(Some records)
=====

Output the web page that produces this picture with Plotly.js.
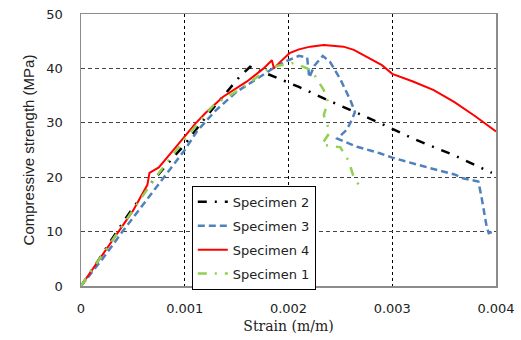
<!DOCTYPE html>
<html>
<head>
<meta charset="utf-8">
<script src="https://cdn.plot.ly/plotly-3.0.1.min.js"></script>
<style>html,body{margin:0;padding:0;background:#fff;}#chart{width:521px;height:340px;}</style>
</head>
<body>
<div id="chart"></div>
<script>
// Specimen 2 (black dash-dot)
const s2_x = [0, 0.00014, 0.00028, 0.00044, 0.00058, 0.0007, 0.00085, 0.001, 0.0012, 0.0014, 0.00153, 0.00163, 0.0019, 0.0021, 0.00234, 0.00264, 0.0029, 0.0032, 0.0036, 0.00396];
const s2_y = [0, 3.9, 8.1, 12.7, 16.4, 19.5, 22.8, 26, 31, 35.5, 38.5, 40.3, 38.2, 36.6, 34.5, 32.0, 29.8, 27.1, 24.0, 20.8];
// Specimen 3 (blue dashed)
const s3_x = [0, 0.0002, 0.0004, 0.0006, 0.0008, 0.001, 0.00112, 0.0013, 0.0015, 0.00173, 0.0019, 0.002, 0.0021, 0.00218, 0.0022, 0.00225, 0.00233, 0.0024, 0.0025, 0.0026, 0.00264, 0.00261, 0.00256, 0.00247, 0.00266, 0.00288, 0.003, 0.0033, 0.0036, 0.00368, 0.00383, 0.00386, 0.00391, 0.00393, 0.00396];
const s3_y = [0, 4.8, 10, 15, 20, 25, 28.5, 32.3, 35.7, 38.5, 40.6, 41.5, 42.3, 42, 38.3, 40.5, 42.3, 41.2, 38, 34, 32, 30.5, 28.7, 27.1, 25.6, 24.4, 23.6, 22, 20.5, 19.8, 19.2, 16.4, 10.9, 9.7, 9.9];
// Specimen 4 (red solid)
const s4_x = [0, 0.0001, 0.0003, 0.0005, 0.00064, 0.00066, 0.00075, 0.0009, 0.001, 0.0011, 0.0012, 0.00137, 0.0016, 0.00176, 0.00184, 0.00186, 0.00192, 0.00201, 0.0021, 0.00221, 0.00234, 0.00245, 0.00253, 0.00263, 0.00272, 0.0029, 0.003, 0.0032, 0.0034, 0.0036, 0.0038, 0.004];
const s4_y = [0, 2.7, 8.3, 13.8, 18.6, 20.8, 21.8, 25.2, 27.6, 29.8, 31.8, 34.8, 37.6, 40, 41.5, 40, 41.2, 42.8, 43.5, 44, 44.3, 44.2, 44, 43.4, 42.5, 40.6, 39, 37.6, 36, 33.8, 31.2, 28.4];
// Specimen 1 (green dash-dot)
const s1_x = [0, 0.0001, 0.0003, 0.0005, 0.0007, 0.0009, 0.001, 0.00128, 0.00152, 0.00179, 0.0019, 0.00205, 0.00218, 0.00226, 0.00234, 0.00238, 0.00234, 0.0024, 0.00232, 0.0025, 0.00258, 0.00262, 0.00268];
const s1_y = [0, 2.8, 8.5, 14, 19.5, 24.5, 27, 33.3, 36, 39.7, 40.5, 41, 40, 38.5, 36, 33.9, 31.4, 28.3, 26, 25.5, 23, 20.5, 18.5];

const names = ["Specimen 2", "Specimen 3", "Specimen 4", "Specimen 1"];
const xTicks = [0, 0.001, 0.002, 0.003, 0.004];
const xTickText = ["0", "0.001", "0.002", "0.003", "0.004"];
const yTicks = [0, 10, 20, 30, 40, 50];

const traces = [
  {x: s2_x, y: s2_y, name: names[0], legendgroup: 'a', mode: 'lines', line: {color: '#000000', width: 2.5, dash: '9px,8px,2px,8px'}},
  {x: s3_x, y: s3_y, name: names[1], legendgroup: 'b', mode: 'lines', line: {color: '#4F81BD', width: 2.5, dash: '7px,4px'}},
  {x: s4_x, y: s4_y, name: names[2], legendgroup: 'c', mode: 'lines', line: {color: '#FF0000', width: 2}},
  {x: s1_x, y: s1_y, name: names[3], legendgroup: 'd', mode: 'lines', line: {color: '#92D050', width: 2.5, dash: '9px,8px,2px,8px'}}
];

const layout = {
  width: 521, height: 340,
  margin: {l: 81, r: 25, t: 14, b: 54},
  paper_bgcolor: '#fff', plot_bgcolor: '#fff',
  showlegend: true,
  legend: {x: 0.267, y: 0.368, xanchor: 'left', yanchor: 'top', bgcolor: '#fff', bordercolor: '#000', borderwidth: 1,
           font: {family: 'DejaVu Sans', size: 13, color: '#222'}, tracegroupgap: 4, traceorder: 'grouped'},
  xaxis: {
    range: [0, 0.004], tickvals: xTicks, ticktext: xTickText,
    showgrid: true, gridcolor: '#000', griddash: '3px,3px', gridwidth: 1,
    showline: true, linecolor: '#8c8c8c', linewidth: 1.5, mirror: true,
    zeroline: false, ticks: 'outside', ticklen: 10, tickcolor: 'rgba(0,0,0,0)',
    tickfont: {family: 'DejaVu Sans', size: 13, color: '#222'},
    title: {text: 'Strain (m/m)', font: {family: 'DejaVu Serif', size: 14, color: '#222'}, standoff: 6}
  },
  yaxis: {
    range: [0, 50], tickvals: yTicks,
    showgrid: true, gridcolor: '#444', griddash: '4px,3px', gridwidth: 1,
    showline: true, linecolor: '#8c8c8c', linewidth: 1.5, mirror: true,
    zeroline: false, ticks: 'outside', ticklen: 14, tickcolor: 'rgba(0,0,0,0)',
    tickfont: {family: 'DejaVu Sans', size: 13, color: '#222'},
    title: {text: 'Compressive strength (MPa)', font: {family: 'Liberation Sans Narrow, Liberation Sans', size: 15, color: '#222'}, standoff: 8}
  }
};

Plotly.newPlot('chart', traces, layout, {displayModeBar: false, staticPlot: true});
</script>
</body>
</html>
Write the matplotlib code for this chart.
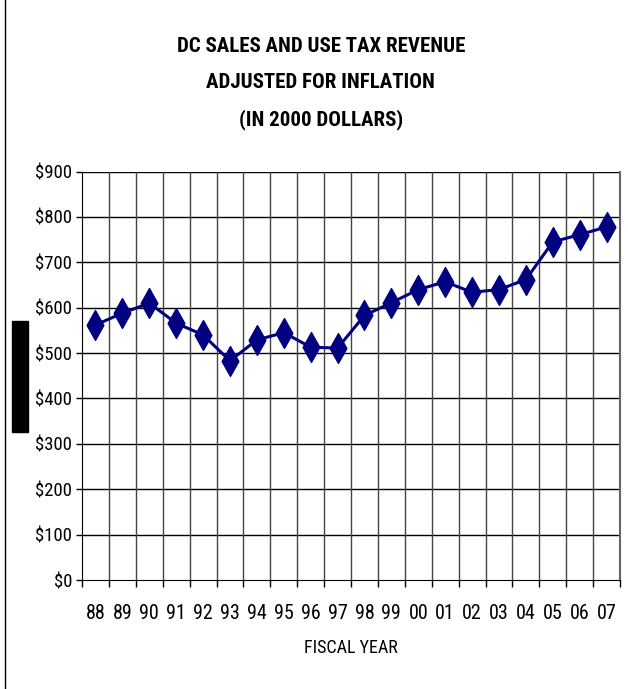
import numpy as np
import matplotlib.pyplot as plt
from matplotlib.path import Path
from matplotlib.patches import Rectangle
from matplotlib.lines import Line2D

years = ['88', '89', '90', '91', '92', '93', '94', '95', '96', '97',
         '98', '99', '00', '01', '02', '03', '04', '05', '06', '07']
revenue = [562, 588, 610, 566, 540, 483, 529, 545, 513, 511,
           583, 611, 640, 657, 634, 640, 662, 745, 761, 778]
y_ticks = [0, 100, 200, 300, 400, 500, 600, 700, 800, 900]

plt.rcParams['font.family'] = ['Roboto Condensed', 'Liberation Sans', 'DejaVu Sans']

fig = plt.figure(figsize=(6.28, 6.89), dpi=100)
ax = fig.add_axes([0.1306, 0.1582, 0.8567, 0.5928])

x = np.arange(len(years))
# diamond taller than wide, like the spreadsheet marker
diamond = Path([(0, 1), (0.56, 0), (0, -1), (-0.56, 0), (0, 1)],
               [Path.MOVETO, Path.LINETO, Path.LINETO, Path.LINETO, Path.CLOSEPOLY])
ax.plot(x, revenue, color='#000080', lw=2.2, marker=diamond, markersize=21.5,
        markerfacecolor='#000080', markeredgecolor='#000080', zorder=3)

ax.set_xlim(-0.5, len(years) - 0.5)
ax.set_ylim(0, 900)
ax.set_yticks(y_ticks)
ax.set_yticklabels(['$%d' % v for v in y_ticks])
ax.set_xticks(x)
ax.set_xticklabels(years)
ax.set_xticks(np.arange(-0.5, len(years)), minor=True)

# gridlines: horizontal black, vertical dark grey, between categories
for v in y_ticks[1:]:
    ax.axhline(v, color='black', lw=1, zorder=1)
for b in np.arange(0.5, len(years) - 0.5):
    ax.axvline(b, color='#444444', lw=1, zorder=1)

ax.tick_params(axis='x', which='major', length=0, pad=17, labelsize=14.5)
ax.tick_params(axis='x', which='minor', length=5, width=1, direction='out')
ax.tick_params(axis='y', length=4, width=1, direction='out', labelsize=13.5, pad=3)
ax.spines['top'].set_visible(False)
ax.spines['right'].set_color('#666666')
ax.spines['right'].set_linewidth(1.5)
ax.spines['left'].set_color('black')
ax.spines['bottom'].set_color('black')

ax.set_xlabel('FISCAL YEAR', fontsize=13, labelpad=12)

fig.text(0.511, 0.933, 'DC SALES AND USE TAX REVENUE', ha='center', va='center',
         fontsize=15, fontweight='bold')
fig.text(0.511, 0.880, 'ADJUSTED FOR INFLATION', ha='center', va='center',
         fontsize=15, fontweight='bold')
fig.text(0.511, 0.826, '(IN 2000 DOLLARS)', ha='center', va='center',
         fontsize=15, fontweight='bold')

# black block on the left and the frame edge
fig.patches.append(Rectangle((12 / 628, 1 - 432 / 689), 16 / 628, 111 / 689,
                             transform=fig.transFigure, color='black'))
fig.lines.append(Line2D([5 / 628, 5 / 628], [0, 1], transform=fig.transFigure,
                        color='black', lw=1))

fig.savefig('out.png', dpi=100)
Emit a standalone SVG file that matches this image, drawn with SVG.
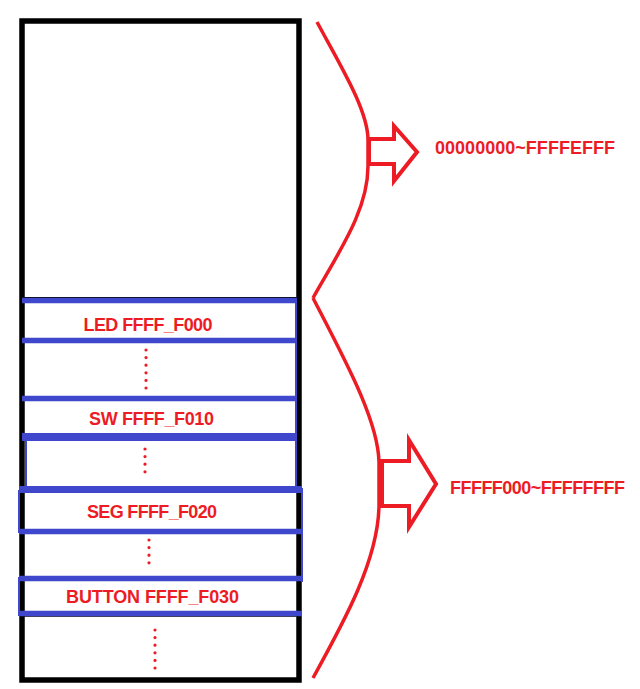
<svg xmlns="http://www.w3.org/2000/svg" width="640" height="689" viewBox="0 0 640 689">
<style>
.lbl{font-family:"Liberation Sans",Arial,sans-serif;font-weight:bold;font-size:18px;fill:#ED1C24;text-anchor:middle}
.band{stroke:#3F48CC;stroke-width:5.5;fill:none}
.side{stroke:#3F48CC;stroke-width:2;fill:none}
.dots{stroke:#ED1C24;stroke-width:3.2;stroke-linecap:round;stroke-dasharray:0 7.6;fill:none}
.red{stroke:#ED1C24;stroke-width:3.5;fill:none;stroke-linejoin:miter}
.arrow{stroke:#ED1C24;stroke-width:4;fill:#fff;stroke-linejoin:miter}
</style>
<rect width="640" height="689" fill="#fff"/>
<g id="memory">
<rect x="22" y="21" width="277" height="659" fill="#fff" stroke="#000" stroke-width="5.5"/>
</g>
<g id="sides">
<line class="side" x1="296" y1="300" x2="296" y2="437"/>
<line class="side" x1="26" y1="437" x2="26" y2="490"/>
<line class="side" x1="296" y1="437" x2="296" y2="490"/>
<line class="side" x1="19" y1="490" x2="19" y2="533"/>
<line class="side" x1="302" y1="488" x2="302" y2="582"/>
<line class="side" x1="19" y1="577" x2="19" y2="616"/>
<line x1="22" y1="297.5" x2="297" y2="297.5" stroke="#000" stroke-width="1"/>
<line x1="22" y1="616" x2="299" y2="616" stroke="#000" stroke-width="1.5"/>
</g>
<g id="led">
<line class="band" x1="22" y1="300.5" x2="297" y2="300.5"/>
<line class="band" x1="22" y1="340.5" x2="297" y2="340.5"/>
<text class="lbl" x="148" y="331" textLength="129">LED FFFF_F000</text>
</g>
<g id="gap1">
<line class="dots" x1="146" y1="350" x2="146" y2="388"/>
</g>
<g id="sw">
<line class="band" x1="22" y1="398.5" x2="297" y2="398.5"/>
<line x1="22" y1="437" x2="297" y2="437" stroke="#3F48CC" stroke-width="8"/>
<text class="lbl" x="151.5" y="425" textLength="125">SW FFFF_F010</text>
</g>
<g id="gap2">
<line class="dots" x1="145" y1="449" x2="145" y2="479"/>
</g>
<g id="seg">
<line x1="19" y1="489.5" x2="302" y2="489.5" stroke="#3F48CC" stroke-width="7"/>
<line class="band" x1="19" y1="531.5" x2="302" y2="531.5"/>
<text class="lbl" x="152" y="518" textLength="130">SEG FFFF_F020</text>
</g>
<g id="gap3">
<line class="dots" x1="149" y1="540" x2="149" y2="570"/>
</g>
<g id="button">
<line class="band" x1="19" y1="578.5" x2="302" y2="578.5"/>
<line class="band" x1="19" y1="613.5" x2="302" y2="613.5"/>
<text class="lbl" x="152.5" y="603" textLength="173">BUTTON FFFF_F030</text>
</g>
<g id="gap4">
<line class="dots" x1="155" y1="630" x2="155" y2="668"/>
</g>
<g id="connectors">
<path class="red" d="M317,22 C340,65 368,110 368,140 L368,166 C368,210 340,250 313,298"/>
<path class="red" d="M313,298 C345,360 378,420 379,462 L379,506 C378,560 345,620 313,678"/>
<path class="arrow" d="M369,139 L394,139 L394,126 L417,152 L394,181 L394,164 L369,164 Z"/>
<path class="arrow" d="M382,461 L409,461 L409,440 L436,484 L409,527 L409,506 L382,506 Z"/>
</g>
<g id="range1">
<text class="lbl" x="525" y="154" textLength="180">00000000~FFFFEFFF</text>
</g>
<g id="range2">
<text class="lbl" x="537.5" y="494" textLength="175">FFFFF000~FFFFFFFF</text>
</g>
</svg>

=====

■ SET EXERCISE ■
Above are records with pictures. Reproduce exactly only the lines from the line with "Write the matplotlib code for this chart." through the line with "from matplotlib.lines import Line2D", both ends included, and leave the pictures out.

■ WRITTEN RESPONSE ■
Write the matplotlib code for this chart.
import numpy as np
import matplotlib.pyplot as plt
from matplotlib.path import Path
from matplotlib.patches import Rectangle
from matplotlib.lines import Line2D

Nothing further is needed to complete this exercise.